Não poderia deixar de comentar, brevemente, dois coadjuvantes que vão ganhando bastante importância e tridimensioalidade no decorrer das temporadas: o reitor Pelton (Jim Rash) e Ben Chang (Ken Jeong). O reitor Pelton é um sujeito divertidíssimo, interpretado de maneira hilária por Jim Rash (que venceu o Oscar esse ano de Melhor Roteiro Adaptado por Os Descendentes); é bacana que o roteiro não considere sua homossexualidade de maneria fútil, mas desenvolva sua paixão por Jeff de maneira tocante, mas que não deixa de ser engraçada (como na sua mania de pegar no abdômen do ex-advogado). E Ken Jeong (conhecido como o Mr. Chow de Se Beber Não Case!) interpreta o inesquecível Chang, um personagem claramente patológico, pscótico, disfuncional, mas que é, além de hilário, um sujeito tocante, solitário, que busca atenção (e um acontecimento da segunda temporada é extremamente revelador sobre sua personalidade).

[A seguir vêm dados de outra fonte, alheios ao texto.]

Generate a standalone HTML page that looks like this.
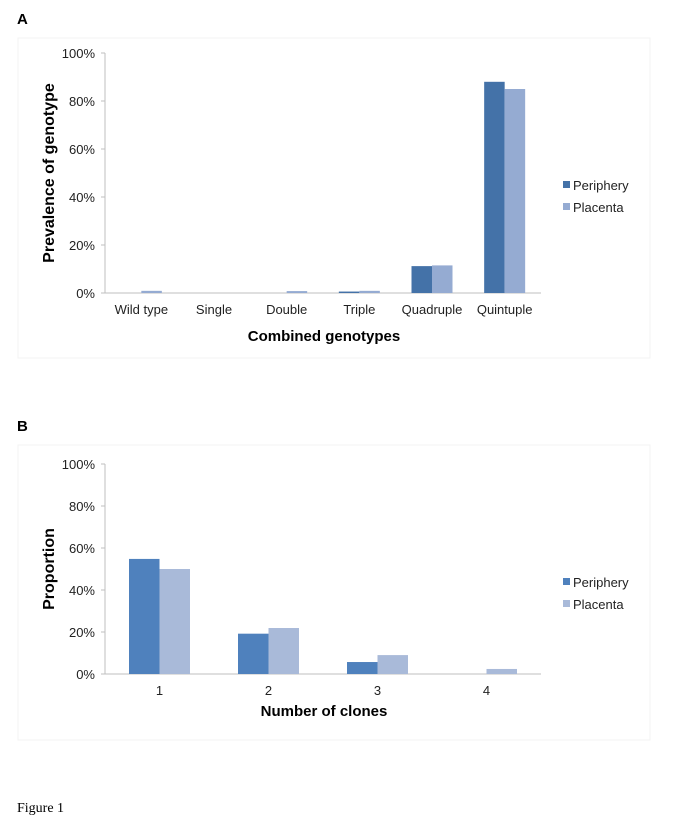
<!DOCTYPE html>
<html><head><meta charset="utf-8"><style>
body{margin:0;background:#fff;font-family:"Liberation Sans",sans-serif;}
svg{display:block}
</style></head><body>
<svg width="685" height="820" xmlns="http://www.w3.org/2000/svg">
<rect x="18" y="38" width="632" height="320" fill="none" stroke="#f3f3f3"/>
<rect x="18" y="445" width="632" height="295" fill="none" stroke="#f3f3f3"/>
<text x="17" y="24" font-size="15" font-weight="bold">A</text>
<text x="17" y="431" font-size="15" font-weight="bold">B</text>
<text x="17" y="812" font-size="14" font-family="Liberation Serif, serif">Figure 1</text>
<g id="ga"></g><g id="gb"></g>
</svg>
<script>
const catsA=["Wild type","Single","Double","Triple","Quadruple","Quintuple"];
const periA=[0,0,0,0.6,11.2,88];
const placA=[0.9,0,0.8,0.9,11.5,85];
const catsB=["1","2","3","4"];
const periB=[54.8,19.2,5.7,0];
const placB=[50,21.9,9,2.4];
const yTicks=["0%","20%","40%","60%","80%","100%"];
const NS="http://www.w3.org/2000/svg";
function mk(p,t,a){const e=document.createElementNS(NS,t);for(const k in a)e.setAttribute(k,a[k]);p.appendChild(e);return e;}
function chart(g,cats,s1,s2,o){
  const x0=105,x1=541,y0=o.y0,y1=o.y1;
  const ys=v=>y0-(v/100)*(y0-y1);
  const band=(x1-x0)/cats.length;
  const ax=mk(g,'line',{x1:x0,y1:y1,x2:x0,y2:y0,stroke:'#bfbfbf'});
  
  yTicks.forEach((t,i)=>{const y=ys(i*20);
    const tk=mk(g,'line',{x1:x0-4,y1:y,x2:x0,y2:y,stroke:'#bfbfbf'});
    
    const tx=mk(g,'text',{x:x0-10,y:y+5,'font-size':13,'text-anchor':'end',fill:'#222'});tx.textContent=t;
    });
  const xa=mk(g,'line',{x1:x0,y1:y0,x2:x1,y2:y0,stroke:'#bfbfbf'});
  
  cats.forEach((c,i)=>{const cx=x0+band*(i+0.5);
    [[s1,o.c1,-1],[s2,o.c2,0]].forEach(([s,col,off])=>{const v=s[i];
      const r=mk(g,'rect',{x:cx+off*o.bw,y:ys(v),width:o.bw,height:y0-ys(v),fill:col});
      });
    const tx=mk(g,'text',{x:cx,y:o.ty,'font-size':13,'text-anchor':'middle',fill:'#222'});tx.textContent=c;
    });
  const yt=mk(g,'text',{x:0,y:0,'font-size':16,'font-weight':'bold','text-anchor':'middle',transform:`translate(54,${(y0+y1)/2}) rotate(-90)`});
  yt.textContent=o.yl;
  const xt=mk(g,'text',{x:324,y:o.xty,'font-size':15,'font-weight':'bold','text-anchor':'middle'});
  xt.textContent=o.xl;
  [["Periphery",o.c1,o.ly],["Placenta",o.c2,o.ly+22]].forEach(([n,c,y])=>{
    const r=mk(g,'rect',{x:563,y:y-4,width:7,height:7,fill:c});
    
    const t=mk(g,'text',{x:573,y:y+5,'font-size':13,fill:'#222'});t.textContent=n;
    });
}
chart(document.getElementById('ga'),catsA,periA,placA,{y0:293,y1:53,bw:20.5,c1:'#4472a8',c2:'#95abd2',ty:314,yl:'Prevalence of genotype',xl:'Combined genotypes',xty:341,ly:185});
chart(document.getElementById('gb'),catsB,periB,placB,{y0:674,y1:464,bw:30.5,c1:'#4f81bd',c2:'#a9bad9',ty:695,yl:'Proportion',xl:'Number of clones',xty:716,ly:582});
</script>
</body></html>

Embora a série passe por profundas mutações ao longo de cada episódio (em estilo, estrutura, etc), essa nunca perde seu rumo: seus personagens. E isso transforma essa maravilhosa série em uma experiência ao mesmo tempo hilária e emocionante, quase que íntima para o espectador. Além de sarcástica ao extremo.

Brigando violentamente com Dexter como minha série favorita, Community é uma jóia extremamente rara, e justamente por ser diferente e original, pode assustar telespectadores mal preparados, mas que com o tempo ganha seu respeito, admiração... e seu coração.